■ **Source material**
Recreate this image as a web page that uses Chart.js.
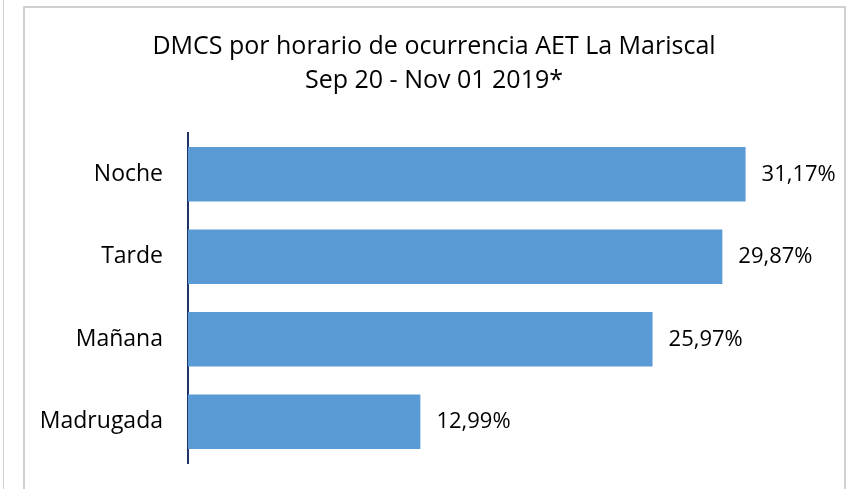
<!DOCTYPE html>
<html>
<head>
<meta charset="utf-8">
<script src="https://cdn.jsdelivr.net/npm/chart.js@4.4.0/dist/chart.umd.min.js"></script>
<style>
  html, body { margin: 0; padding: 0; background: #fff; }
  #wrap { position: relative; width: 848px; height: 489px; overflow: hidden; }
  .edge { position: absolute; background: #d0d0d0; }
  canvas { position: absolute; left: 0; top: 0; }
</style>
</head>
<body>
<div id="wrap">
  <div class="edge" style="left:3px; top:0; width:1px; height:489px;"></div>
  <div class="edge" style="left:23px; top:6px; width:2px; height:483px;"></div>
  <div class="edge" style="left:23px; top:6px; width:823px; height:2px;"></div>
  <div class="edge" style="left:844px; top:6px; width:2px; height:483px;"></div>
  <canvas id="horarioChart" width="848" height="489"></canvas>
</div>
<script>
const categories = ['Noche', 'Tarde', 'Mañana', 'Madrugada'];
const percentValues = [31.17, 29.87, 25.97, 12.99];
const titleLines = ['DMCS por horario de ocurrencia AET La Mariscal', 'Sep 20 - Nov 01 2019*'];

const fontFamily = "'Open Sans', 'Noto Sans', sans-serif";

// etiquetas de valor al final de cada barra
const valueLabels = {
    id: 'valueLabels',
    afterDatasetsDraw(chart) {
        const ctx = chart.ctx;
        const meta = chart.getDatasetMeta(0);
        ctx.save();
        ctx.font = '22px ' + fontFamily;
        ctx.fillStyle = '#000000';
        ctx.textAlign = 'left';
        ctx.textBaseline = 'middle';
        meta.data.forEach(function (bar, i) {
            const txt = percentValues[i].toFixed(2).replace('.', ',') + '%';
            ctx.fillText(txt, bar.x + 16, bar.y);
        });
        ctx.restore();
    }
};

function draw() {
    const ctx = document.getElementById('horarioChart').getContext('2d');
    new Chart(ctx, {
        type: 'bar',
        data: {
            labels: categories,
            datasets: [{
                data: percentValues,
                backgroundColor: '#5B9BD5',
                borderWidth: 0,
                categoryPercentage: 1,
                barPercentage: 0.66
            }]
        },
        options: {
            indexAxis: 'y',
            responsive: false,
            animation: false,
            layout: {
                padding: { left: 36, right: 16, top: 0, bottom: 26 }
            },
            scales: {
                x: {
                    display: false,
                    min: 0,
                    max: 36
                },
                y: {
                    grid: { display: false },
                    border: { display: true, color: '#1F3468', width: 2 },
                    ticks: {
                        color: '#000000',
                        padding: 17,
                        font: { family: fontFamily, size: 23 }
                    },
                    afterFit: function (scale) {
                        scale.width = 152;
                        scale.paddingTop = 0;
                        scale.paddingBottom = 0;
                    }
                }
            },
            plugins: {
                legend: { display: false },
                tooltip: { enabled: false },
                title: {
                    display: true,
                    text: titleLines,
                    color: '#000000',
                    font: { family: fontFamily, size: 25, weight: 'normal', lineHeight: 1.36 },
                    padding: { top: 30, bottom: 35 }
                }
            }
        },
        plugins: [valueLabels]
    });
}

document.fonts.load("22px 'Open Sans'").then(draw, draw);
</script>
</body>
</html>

■ **Your task**
Output the data exactly. Pictures don't belong in the result.

■ **Output of the task**
Recreate this image as a web page that uses Chart.js.
<!DOCTYPE html>
<html>
<head>
<meta charset="utf-8">
<script src="https://cdn.jsdelivr.net/npm/chart.js@4.4.0/dist/chart.umd.min.js"></script>
<style>
  html, body { margin: 0; padding: 0; background: #fff; }
  #wrap { position: relative; width: 848px; height: 489px; overflow: hidden; }
  .edge { position: absolute; background: #d0d0d0; }
  canvas { position: absolute; left: 0; top: 0; }
</style>
</head>
<body>
<div id="wrap">
  <div class="edge" style="left:3px; top:0; width:1px; height:489px;"></div>
  <div class="edge" style="left:23px; top:6px; width:2px; height:483px;"></div>
  <div class="edge" style="left:23px; top:6px; width:823px; height:2px;"></div>
  <div class="edge" style="left:844px; top:6px; width:2px; height:483px;"></div>
  <canvas id="horarioChart" width="848" height="489"></canvas>
</div>
<script>
const categories = ['Noche', 'Tarde', 'Mañana', 'Madrugada'];
const percentValues = [31.17, 29.87, 25.97, 12.99];
const titleLines = ['DMCS por horario de ocurrencia AET La Mariscal', 'Sep 20 - Nov 01 2019*'];

const fontFamily = "'Open Sans', 'Noto Sans', sans-serif";

// etiquetas de valor al final de cada barra
const valueLabels = {
    id: 'valueLabels',
    afterDatasetsDraw(chart) {
        const ctx = chart.ctx;
        const meta = chart.getDatasetMeta(0);
        ctx.save();
        ctx.font = '22px ' + fontFamily;
        ctx.fillStyle = '#000000';
        ctx.textAlign = 'left';
        ctx.textBaseline = 'middle';
        meta.data.forEach(function (bar, i) {
            const txt = percentValues[i].toFixed(2).replace('.', ',') + '%';
            ctx.fillText(txt, bar.x + 16, bar.y);
        });
        ctx.restore();
    }
};

function draw() {
    const ctx = document.getElementById('horarioChart').getContext('2d');
    new Chart(ctx, {
        type: 'bar',
        data: {
            labels: categories,
            datasets: [{
                data: percentValues,
                backgroundColor: '#5B9BD5',
                borderWidth: 0,
                categoryPercentage: 1,
                barPercentage: 0.66
            }]
        },
        options: {
            indexAxis: 'y',
            responsive: false,
            animation: false,
            layout: {
                padding: { left: 36, right: 16, top: 0, bottom: 26 }
            },
            scales: {
                x: {
                    display: false,
                    min: 0,
                    max: 36
                },
                y: {
                    grid: { display: false },
                    border: { display: true, color: '#1F3468', width: 2 },
                    ticks: {
                        color: '#000000',
                        padding: 17,
                        font: { family: fontFamily, size: 23 }
                    },
                    afterFit: function (scale) {
                        scale.width = 152;
                        scale.paddingTop = 0;
                        scale.paddingBottom = 0;
                    }
                }
            },
            plugins: {
                legend: { display: false },
                tooltip: { enabled: false },
                title: {
                    display: true,
                    text: titleLines,
                    color: '#000000',
                    font: { family: fontFamily, size: 25, weight: 'normal', lineHeight: 1.36 },
                    padding: { top: 30, bottom: 35 }
                }
            }
        },
        plugins: [valueLabels]
    });
}

document.fonts.load("22px 'Open Sans'").then(draw, draw);
</script>
</body>
</html>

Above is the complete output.